I have chosen to analyse the digipak for Coldplay’s fifth and most recent album – ‘Mylo Xyloto’. Below is the front album cover and the back of the album cover too.
Firstly, it is important to consider how the genre of the artist is evident through the codes and conventions used in the digipak. The album cover is fairly unconventional, in that it is more of a work of art as opposed to a cover that exposes the band’s genre through the use of costume, lighting and facial expression. This is primarily due to the fact that the band members are not present on the cover, and instead there is just a wall covered in different coloured graffiti.
However it is possible to look into iconography and how certain signs and symbols create meaning in the text (semiotics). We can use Roland Barthes’ framework to analyse the album cover for semiotics. On the back of the album there are 14 small symbols, each representing each individual track on the album. We can see that the symbols sum up the song into a small icon, hinting at the lyrics or the meaning of each track.
The colour on the digipak gives a deep insight into the genre of music inside the album, with brightneon/electric tones used in order to portray an upbeat, loud and electric genre of music.
Aside from the genre, it is vital to look at the media language used in the digipak and this includes the visual techniques that are used in the artwork. Seeing as the cover for ‘Mylo Xyloto’ is artistic and conceptual, camera techniques such as the rule of thirds, angle and framing are very hard to analyse, but it is possible to examine the texture, colour, tone and special effects used.
The texture of the background that the graffiti is sprayed onto is smooth and urban, reflecting the slower, calmer tracks in the album that are more stripped back and acoustic (such as Up in Flames). However, the colours and tones used for the graffiti and paint are bright and neon-like, which contrasts to their other album covers (Viva La Vida, X&Y, A Rush of Cold Blood to the Head and Parachutes) which are very naturalistic and organic in tones. The artwork/covers for these albums are shown below.
The text for the album name 'Mylo Xyloto' is very bold and rounded, and is simply an outline of each letter. The text is in white which stands out from the colourful, chaotic background and could be seen to represent simplicity in a world of chaos.

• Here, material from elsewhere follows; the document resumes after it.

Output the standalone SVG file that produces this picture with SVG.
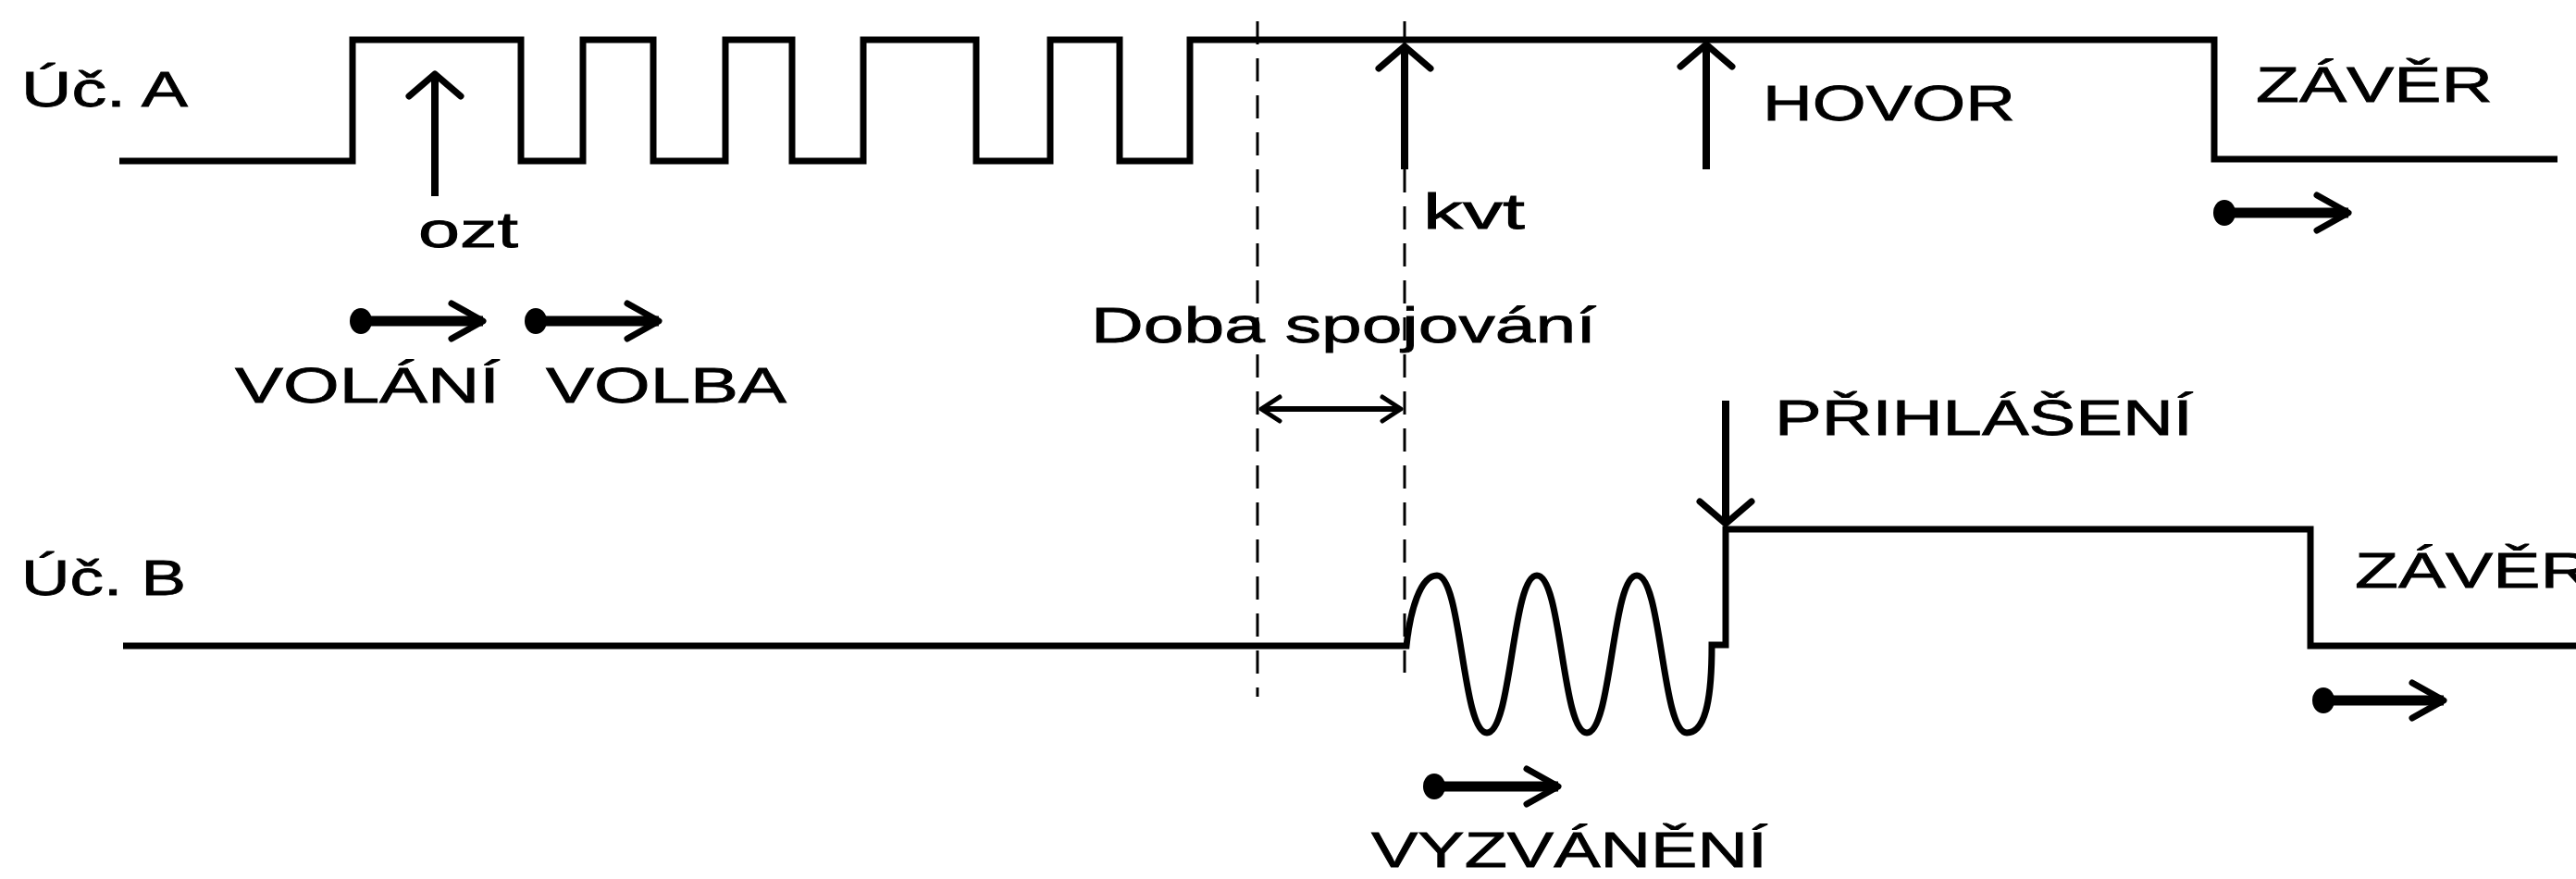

There is meaning behind these visual techniques, and Chris Martin believes that ‘Graffiti often has its critics, but it changes something that’s really drab and oppressive into something else… That’s the idea of the record too, is to be trying to find colour within darkness and depression and all the terrible things in the wold. It’s trying to find the light in them, and that’s what I think a lot of graffiti does, is put a lot of light into darkness.’ From this quote we can see that the meaning of the album is to create light and colour in a world of darkness and oppression, and the visuals mirror this message too.

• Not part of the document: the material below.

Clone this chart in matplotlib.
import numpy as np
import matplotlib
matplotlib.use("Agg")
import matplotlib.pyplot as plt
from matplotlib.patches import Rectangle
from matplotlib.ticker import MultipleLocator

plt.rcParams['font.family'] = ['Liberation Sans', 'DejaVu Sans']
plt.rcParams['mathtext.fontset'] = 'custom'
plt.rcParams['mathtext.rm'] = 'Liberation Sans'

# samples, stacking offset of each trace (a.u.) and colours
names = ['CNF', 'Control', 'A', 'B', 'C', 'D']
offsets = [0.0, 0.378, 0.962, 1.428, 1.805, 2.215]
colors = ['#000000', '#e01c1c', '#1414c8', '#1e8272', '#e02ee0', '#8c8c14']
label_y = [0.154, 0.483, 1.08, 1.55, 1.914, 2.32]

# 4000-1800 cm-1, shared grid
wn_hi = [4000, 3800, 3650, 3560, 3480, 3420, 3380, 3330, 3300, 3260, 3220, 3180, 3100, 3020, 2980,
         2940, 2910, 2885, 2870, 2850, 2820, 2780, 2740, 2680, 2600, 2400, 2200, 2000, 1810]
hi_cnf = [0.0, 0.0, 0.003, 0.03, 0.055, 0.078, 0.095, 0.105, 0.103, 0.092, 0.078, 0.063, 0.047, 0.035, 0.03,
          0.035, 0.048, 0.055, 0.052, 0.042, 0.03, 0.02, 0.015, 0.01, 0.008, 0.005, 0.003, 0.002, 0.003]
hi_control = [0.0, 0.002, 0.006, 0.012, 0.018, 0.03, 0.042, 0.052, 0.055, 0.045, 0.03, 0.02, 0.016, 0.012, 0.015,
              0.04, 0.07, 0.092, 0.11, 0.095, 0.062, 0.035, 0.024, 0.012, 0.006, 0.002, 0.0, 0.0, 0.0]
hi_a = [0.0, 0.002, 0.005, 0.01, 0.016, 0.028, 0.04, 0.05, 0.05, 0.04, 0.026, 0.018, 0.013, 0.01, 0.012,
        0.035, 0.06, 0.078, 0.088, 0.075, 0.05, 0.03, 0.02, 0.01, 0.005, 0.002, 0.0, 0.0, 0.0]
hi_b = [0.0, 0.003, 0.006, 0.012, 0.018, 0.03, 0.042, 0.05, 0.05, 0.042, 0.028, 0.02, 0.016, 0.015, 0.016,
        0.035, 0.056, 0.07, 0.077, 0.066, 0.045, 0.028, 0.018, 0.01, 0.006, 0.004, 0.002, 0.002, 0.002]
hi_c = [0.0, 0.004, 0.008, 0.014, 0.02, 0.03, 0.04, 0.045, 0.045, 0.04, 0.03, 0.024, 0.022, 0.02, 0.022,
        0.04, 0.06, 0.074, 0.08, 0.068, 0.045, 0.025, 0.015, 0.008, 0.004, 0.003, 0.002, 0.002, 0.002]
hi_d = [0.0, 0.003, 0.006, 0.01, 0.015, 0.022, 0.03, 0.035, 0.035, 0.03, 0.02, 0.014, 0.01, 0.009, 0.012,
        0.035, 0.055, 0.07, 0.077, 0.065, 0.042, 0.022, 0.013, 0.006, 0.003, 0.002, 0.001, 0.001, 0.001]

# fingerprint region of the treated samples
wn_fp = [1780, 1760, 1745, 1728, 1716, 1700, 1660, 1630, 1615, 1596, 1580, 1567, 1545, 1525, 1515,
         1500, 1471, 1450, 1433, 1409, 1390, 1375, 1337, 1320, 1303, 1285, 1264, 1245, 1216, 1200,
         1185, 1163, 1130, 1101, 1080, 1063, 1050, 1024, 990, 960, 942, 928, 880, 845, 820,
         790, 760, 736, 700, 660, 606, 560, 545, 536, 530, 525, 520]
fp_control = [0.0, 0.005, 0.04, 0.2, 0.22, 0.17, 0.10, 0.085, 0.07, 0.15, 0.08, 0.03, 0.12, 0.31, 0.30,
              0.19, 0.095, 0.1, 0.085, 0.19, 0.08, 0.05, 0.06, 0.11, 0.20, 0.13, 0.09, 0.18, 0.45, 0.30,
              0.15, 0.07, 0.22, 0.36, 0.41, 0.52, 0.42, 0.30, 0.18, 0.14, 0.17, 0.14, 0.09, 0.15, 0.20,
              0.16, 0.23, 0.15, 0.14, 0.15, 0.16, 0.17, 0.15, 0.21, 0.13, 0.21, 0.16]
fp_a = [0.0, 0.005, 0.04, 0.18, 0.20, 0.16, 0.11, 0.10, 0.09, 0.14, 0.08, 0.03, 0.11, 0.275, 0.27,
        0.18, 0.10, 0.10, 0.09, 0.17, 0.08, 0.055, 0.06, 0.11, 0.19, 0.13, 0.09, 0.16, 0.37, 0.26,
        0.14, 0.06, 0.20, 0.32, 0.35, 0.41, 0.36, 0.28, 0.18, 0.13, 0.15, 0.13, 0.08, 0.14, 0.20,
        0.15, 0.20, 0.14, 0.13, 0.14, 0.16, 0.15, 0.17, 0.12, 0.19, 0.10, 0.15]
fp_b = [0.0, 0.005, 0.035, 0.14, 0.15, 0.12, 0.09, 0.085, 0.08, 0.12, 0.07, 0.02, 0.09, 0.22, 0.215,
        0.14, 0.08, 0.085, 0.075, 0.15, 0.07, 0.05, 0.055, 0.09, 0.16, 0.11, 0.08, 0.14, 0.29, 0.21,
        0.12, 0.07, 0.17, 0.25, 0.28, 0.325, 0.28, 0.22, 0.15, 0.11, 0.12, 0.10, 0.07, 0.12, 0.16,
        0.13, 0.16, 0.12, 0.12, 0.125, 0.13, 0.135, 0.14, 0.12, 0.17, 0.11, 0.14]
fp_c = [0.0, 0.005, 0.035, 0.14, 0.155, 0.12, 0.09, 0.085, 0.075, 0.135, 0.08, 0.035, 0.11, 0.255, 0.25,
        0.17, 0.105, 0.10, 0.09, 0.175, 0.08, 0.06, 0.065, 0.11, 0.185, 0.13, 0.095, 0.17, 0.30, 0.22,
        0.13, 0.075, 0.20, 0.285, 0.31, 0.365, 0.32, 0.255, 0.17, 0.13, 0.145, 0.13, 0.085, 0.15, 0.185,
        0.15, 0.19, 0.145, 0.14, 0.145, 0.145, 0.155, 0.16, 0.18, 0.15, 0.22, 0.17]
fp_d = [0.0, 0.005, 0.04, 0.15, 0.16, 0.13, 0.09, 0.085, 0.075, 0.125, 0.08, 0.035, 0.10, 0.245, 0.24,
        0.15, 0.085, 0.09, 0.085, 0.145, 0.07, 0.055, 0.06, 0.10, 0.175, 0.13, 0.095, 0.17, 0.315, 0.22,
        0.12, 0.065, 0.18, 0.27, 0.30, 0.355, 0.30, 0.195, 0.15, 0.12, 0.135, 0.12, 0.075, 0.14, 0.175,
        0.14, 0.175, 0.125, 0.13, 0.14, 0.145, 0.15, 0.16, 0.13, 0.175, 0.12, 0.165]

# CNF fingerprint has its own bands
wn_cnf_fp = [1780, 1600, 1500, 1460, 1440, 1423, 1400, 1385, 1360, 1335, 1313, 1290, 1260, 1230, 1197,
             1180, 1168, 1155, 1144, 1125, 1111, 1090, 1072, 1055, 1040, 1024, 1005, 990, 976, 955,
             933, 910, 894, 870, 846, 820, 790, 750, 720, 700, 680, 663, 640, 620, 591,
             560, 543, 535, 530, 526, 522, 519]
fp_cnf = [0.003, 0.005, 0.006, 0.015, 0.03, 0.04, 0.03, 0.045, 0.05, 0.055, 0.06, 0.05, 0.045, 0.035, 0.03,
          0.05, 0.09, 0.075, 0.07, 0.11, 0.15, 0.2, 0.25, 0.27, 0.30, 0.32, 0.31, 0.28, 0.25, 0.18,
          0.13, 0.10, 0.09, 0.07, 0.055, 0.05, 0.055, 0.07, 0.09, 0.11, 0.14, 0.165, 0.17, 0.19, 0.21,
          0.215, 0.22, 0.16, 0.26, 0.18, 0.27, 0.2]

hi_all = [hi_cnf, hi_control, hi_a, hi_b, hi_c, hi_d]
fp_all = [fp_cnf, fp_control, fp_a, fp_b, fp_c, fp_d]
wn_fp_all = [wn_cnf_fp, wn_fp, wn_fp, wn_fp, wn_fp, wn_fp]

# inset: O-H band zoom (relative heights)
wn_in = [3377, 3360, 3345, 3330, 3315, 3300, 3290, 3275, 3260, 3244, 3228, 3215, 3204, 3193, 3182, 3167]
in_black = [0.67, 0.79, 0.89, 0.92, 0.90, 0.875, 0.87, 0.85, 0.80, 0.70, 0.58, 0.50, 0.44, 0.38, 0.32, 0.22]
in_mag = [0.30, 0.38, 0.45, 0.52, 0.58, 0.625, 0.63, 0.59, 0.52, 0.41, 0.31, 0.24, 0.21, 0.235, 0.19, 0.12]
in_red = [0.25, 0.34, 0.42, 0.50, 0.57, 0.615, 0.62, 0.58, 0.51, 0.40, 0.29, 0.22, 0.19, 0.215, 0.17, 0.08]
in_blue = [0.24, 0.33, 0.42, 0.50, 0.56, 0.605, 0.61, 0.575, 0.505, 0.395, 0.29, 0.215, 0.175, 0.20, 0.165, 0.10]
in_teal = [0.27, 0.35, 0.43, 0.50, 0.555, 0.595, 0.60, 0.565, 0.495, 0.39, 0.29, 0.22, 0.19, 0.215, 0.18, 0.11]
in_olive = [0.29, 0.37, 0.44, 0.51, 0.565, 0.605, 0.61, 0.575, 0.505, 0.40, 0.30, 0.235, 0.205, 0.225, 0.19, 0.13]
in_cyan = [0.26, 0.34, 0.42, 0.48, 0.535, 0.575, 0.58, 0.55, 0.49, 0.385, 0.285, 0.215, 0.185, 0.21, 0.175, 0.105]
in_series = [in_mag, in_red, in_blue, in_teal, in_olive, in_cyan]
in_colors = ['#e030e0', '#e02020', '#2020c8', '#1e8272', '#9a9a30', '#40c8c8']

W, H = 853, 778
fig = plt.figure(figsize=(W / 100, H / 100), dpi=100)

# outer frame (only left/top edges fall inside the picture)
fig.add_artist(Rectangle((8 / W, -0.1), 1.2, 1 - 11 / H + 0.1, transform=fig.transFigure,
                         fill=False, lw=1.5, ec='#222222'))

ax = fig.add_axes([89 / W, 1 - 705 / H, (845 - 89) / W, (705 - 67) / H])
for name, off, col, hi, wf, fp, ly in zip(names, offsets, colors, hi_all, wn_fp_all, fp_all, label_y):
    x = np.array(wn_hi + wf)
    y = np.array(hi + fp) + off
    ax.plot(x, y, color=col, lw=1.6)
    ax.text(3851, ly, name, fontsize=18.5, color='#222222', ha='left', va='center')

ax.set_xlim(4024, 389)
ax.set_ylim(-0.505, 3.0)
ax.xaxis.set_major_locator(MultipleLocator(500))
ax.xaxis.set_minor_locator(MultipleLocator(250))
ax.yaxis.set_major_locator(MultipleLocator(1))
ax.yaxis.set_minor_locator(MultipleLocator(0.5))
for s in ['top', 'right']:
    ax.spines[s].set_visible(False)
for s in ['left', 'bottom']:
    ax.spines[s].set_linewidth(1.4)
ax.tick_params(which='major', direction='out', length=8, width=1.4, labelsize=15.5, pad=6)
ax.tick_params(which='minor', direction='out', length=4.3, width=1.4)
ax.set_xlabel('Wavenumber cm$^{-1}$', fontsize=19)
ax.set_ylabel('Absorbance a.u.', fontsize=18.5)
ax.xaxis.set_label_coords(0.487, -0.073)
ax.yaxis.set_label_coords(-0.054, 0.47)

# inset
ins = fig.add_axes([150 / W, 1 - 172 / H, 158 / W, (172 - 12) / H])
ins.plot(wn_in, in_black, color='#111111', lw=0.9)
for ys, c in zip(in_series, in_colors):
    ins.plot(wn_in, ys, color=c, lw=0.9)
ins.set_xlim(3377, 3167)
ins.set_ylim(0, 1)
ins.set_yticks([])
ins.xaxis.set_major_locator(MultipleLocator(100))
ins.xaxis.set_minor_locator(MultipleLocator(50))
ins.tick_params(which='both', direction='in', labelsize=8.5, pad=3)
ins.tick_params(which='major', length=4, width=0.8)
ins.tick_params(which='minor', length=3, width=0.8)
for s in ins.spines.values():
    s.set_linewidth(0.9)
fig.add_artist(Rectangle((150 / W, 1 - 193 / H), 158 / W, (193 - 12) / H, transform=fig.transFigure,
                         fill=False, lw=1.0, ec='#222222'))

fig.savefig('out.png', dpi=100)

There is a certain amount of enigma in the album title ‘Mylo Xyloto’, and there are linguistic devices used in this. The two words are unknown to the English dictionary and were in fact coined and created by Coldplay themselves. In an interview, Chris Martin (the lead singer of the band) was questioned about the meaning behind the album name ‘Mylo Xyloto’ and why they used it for the album. He replied ‘You’ve got to have an interesting name…’ and did not explain much more of the meaning. Online forums have speculated about the meaning of ‘Mylo Xyloto’ some claiming it is to do with a graffiti artist named Mylo, and some believing that it was created to ‘just sound good’, however we will never know.
Coldplay are represented in an interesting way through the digipak artwork. The colour, paint and graffiti add to their ‘meta-narrative’ and connect the audience to the stars. The band’s meta-narrative portrays them as loud, vibrant, colourful, unique, authentic, interesting, and bright and reinforces their stardom. This helps to sell their product because the audience feel happy and excited when they see the colour and urban feel of the artwork and therefore somehow feel connected to the meta-narrative of Coldplay.
The fact that the Coldplay have adopted the urban aesthetic for the album and have chosen to use graffiti as a symbol reveals a great deal about the target audience and the demographic that they are aiming the album at. It suggests that they are targeting ‘Mylo Xyloto’ at teenagers and people of a younger age (young adults too), and this is reflected in the electric-indie/alternative genre that the band has created. The electric samples, synths and riffs or chords used throughout the tracks in the album are evident in the digipak and the cover appeals to the younger audience members which increases sales. It is vital for the record label and institution to get this correct in order to maximise overall profits of the album.